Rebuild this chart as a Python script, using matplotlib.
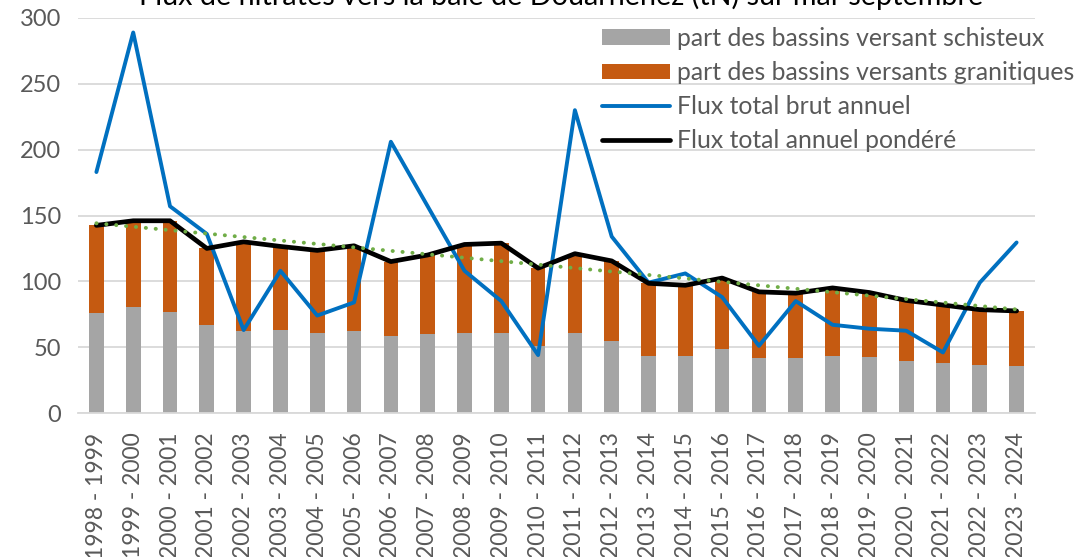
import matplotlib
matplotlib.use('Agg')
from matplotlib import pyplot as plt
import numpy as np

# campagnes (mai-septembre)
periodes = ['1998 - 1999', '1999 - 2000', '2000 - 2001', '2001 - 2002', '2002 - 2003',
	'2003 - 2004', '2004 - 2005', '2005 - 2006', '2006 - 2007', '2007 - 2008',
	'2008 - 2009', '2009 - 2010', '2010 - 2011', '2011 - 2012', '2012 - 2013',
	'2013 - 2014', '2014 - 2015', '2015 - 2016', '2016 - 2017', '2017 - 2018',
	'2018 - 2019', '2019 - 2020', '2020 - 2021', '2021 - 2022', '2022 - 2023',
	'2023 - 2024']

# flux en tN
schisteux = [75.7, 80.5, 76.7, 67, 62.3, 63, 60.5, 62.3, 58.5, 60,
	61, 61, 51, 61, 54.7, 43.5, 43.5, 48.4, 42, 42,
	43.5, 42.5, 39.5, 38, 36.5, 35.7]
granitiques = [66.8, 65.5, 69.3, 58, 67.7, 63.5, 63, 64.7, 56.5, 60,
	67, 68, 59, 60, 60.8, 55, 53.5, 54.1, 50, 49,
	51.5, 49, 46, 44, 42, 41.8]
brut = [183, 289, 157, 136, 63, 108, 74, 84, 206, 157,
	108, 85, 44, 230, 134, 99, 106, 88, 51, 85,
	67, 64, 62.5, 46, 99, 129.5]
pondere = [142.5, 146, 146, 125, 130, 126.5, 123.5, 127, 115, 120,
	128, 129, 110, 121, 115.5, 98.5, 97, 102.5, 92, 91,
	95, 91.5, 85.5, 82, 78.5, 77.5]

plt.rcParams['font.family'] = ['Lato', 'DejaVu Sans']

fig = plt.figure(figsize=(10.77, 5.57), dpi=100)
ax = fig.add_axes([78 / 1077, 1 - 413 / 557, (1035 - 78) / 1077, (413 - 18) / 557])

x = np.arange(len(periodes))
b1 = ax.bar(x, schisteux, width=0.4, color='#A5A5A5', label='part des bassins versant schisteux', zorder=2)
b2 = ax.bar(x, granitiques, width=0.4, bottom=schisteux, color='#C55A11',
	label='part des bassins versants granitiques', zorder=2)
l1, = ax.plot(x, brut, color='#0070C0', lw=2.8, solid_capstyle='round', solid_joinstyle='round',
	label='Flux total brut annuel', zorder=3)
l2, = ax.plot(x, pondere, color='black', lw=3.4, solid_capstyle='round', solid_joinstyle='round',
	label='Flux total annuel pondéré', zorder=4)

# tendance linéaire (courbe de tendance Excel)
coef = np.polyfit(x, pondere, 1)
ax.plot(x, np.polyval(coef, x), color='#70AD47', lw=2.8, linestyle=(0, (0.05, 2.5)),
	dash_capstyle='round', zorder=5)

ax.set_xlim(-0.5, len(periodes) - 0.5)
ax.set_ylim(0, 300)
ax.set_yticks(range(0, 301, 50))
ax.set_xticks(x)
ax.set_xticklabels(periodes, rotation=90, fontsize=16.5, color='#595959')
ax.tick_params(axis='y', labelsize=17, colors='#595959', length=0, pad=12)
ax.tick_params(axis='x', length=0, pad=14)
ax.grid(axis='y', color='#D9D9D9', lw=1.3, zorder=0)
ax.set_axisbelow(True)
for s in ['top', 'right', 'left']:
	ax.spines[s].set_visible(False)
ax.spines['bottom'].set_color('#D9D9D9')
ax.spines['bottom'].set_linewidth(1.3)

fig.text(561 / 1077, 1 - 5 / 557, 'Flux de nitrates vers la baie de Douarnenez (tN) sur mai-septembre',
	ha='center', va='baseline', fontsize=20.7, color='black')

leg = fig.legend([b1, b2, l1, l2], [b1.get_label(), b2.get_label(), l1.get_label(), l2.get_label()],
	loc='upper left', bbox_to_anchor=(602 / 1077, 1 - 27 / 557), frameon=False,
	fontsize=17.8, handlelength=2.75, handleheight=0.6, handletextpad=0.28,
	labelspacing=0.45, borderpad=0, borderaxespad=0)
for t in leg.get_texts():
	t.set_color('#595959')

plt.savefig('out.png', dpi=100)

.....

Problem >> Reproduce every line above as written, skipping pictures.

Task output >>
Rebuild this chart as a Python script, using matplotlib.
import matplotlib
matplotlib.use('Agg')
from matplotlib import pyplot as plt
import numpy as np

# campagnes (mai-septembre)
periodes = ['1998 - 1999', '1999 - 2000', '2000 - 2001', '2001 - 2002', '2002 - 2003',
	'2003 - 2004', '2004 - 2005', '2005 - 2006', '2006 - 2007', '2007 - 2008',
	'2008 - 2009', '2009 - 2010', '2010 - 2011', '2011 - 2012', '2012 - 2013',
	'2013 - 2014', '2014 - 2015', '2015 - 2016', '2016 - 2017', '2017 - 2018',
	'2018 - 2019', '2019 - 2020', '2020 - 2021', '2021 - 2022', '2022 - 2023',
	'2023 - 2024']

# flux en tN
schisteux = [75.7, 80.5, 76.7, 67, 62.3, 63, 60.5, 62.3, 58.5, 60,
	61, 61, 51, 61, 54.7, 43.5, 43.5, 48.4, 42, 42,
	43.5, 42.5, 39.5, 38, 36.5, 35.7]
granitiques = [66.8, 65.5, 69.3, 58, 67.7, 63.5, 63, 64.7, 56.5, 60,
	67, 68, 59, 60, 60.8, 55, 53.5, 54.1, 50, 49,
	51.5, 49, 46, 44, 42, 41.8]
brut = [183, 289, 157, 136, 63, 108, 74, 84, 206, 157,
	108, 85, 44, 230, 134, 99, 106, 88, 51, 85,
	67, 64, 62.5, 46, 99, 129.5]
pondere = [142.5, 146, 146, 125, 130, 126.5, 123.5, 127, 115, 120,
	128, 129, 110, 121, 115.5, 98.5, 97, 102.5, 92, 91,
	95, 91.5, 85.5, 82, 78.5, 77.5]

plt.rcParams['font.family'] = ['Lato', 'DejaVu Sans']

fig = plt.figure(figsize=(10.77, 5.57), dpi=100)
ax = fig.add_axes([78 / 1077, 1 - 413 / 557, (1035 - 78) / 1077, (413 - 18) / 557])

x = np.arange(len(periodes))
b1 = ax.bar(x, schisteux, width=0.4, color='#A5A5A5', label='part des bassins versant schisteux', zorder=2)
b2 = ax.bar(x, granitiques, width=0.4, bottom=schisteux, color='#C55A11',
	label='part des bassins versants granitiques', zorder=2)
l1, = ax.plot(x, brut, color='#0070C0', lw=2.8, solid_capstyle='round', solid_joinstyle='round',
	label='Flux total brut annuel', zorder=3)
l2, = ax.plot(x, pondere, color='black', lw=3.4, solid_capstyle='round', solid_joinstyle='round',
	label='Flux total annuel pondéré', zorder=4)

# tendance linéaire (courbe de tendance Excel)
coef = np.polyfit(x, pondere, 1)
ax.plot(x, np.polyval(coef, x), color='#70AD47', lw=2.8, linestyle=(0, (0.05, 2.5)),
	dash_capstyle='round', zorder=5)

ax.set_xlim(-0.5, len(periodes) - 0.5)
ax.set_ylim(0, 300)
ax.set_yticks(range(0, 301, 50))
ax.set_xticks(x)
ax.set_xticklabels(periodes, rotation=90, fontsize=16.5, color='#595959')
ax.tick_params(axis='y', labelsize=17, colors='#595959', length=0, pad=12)
ax.tick_params(axis='x', length=0, pad=14)
ax.grid(axis='y', color='#D9D9D9', lw=1.3, zorder=0)
ax.set_axisbelow(True)
for s in ['top', 'right', 'left']:
	ax.spines[s].set_visible(False)
ax.spines['bottom'].set_color('#D9D9D9')
ax.spines['bottom'].set_linewidth(1.3)

fig.text(561 / 1077, 1 - 5 / 557, 'Flux de nitrates vers la baie de Douarnenez (tN) sur mai-septembre',
	ha='center', va='baseline', fontsize=20.7, color='black')

leg = fig.legend([b1, b2, l1, l2], [b1.get_label(), b2.get_label(), l1.get_label(), l2.get_label()],
	loc='upper left', bbox_to_anchor=(602 / 1077, 1 - 27 / 557), frameon=False,
	fontsize=17.8, handlelength=2.75, handleheight=0.6, handletextpad=0.28,
	labelspacing=0.45, borderpad=0, borderaxespad=0)
for t in leg.get_texts():
	t.set_color('#595959')

plt.savefig('out.png', dpi=100)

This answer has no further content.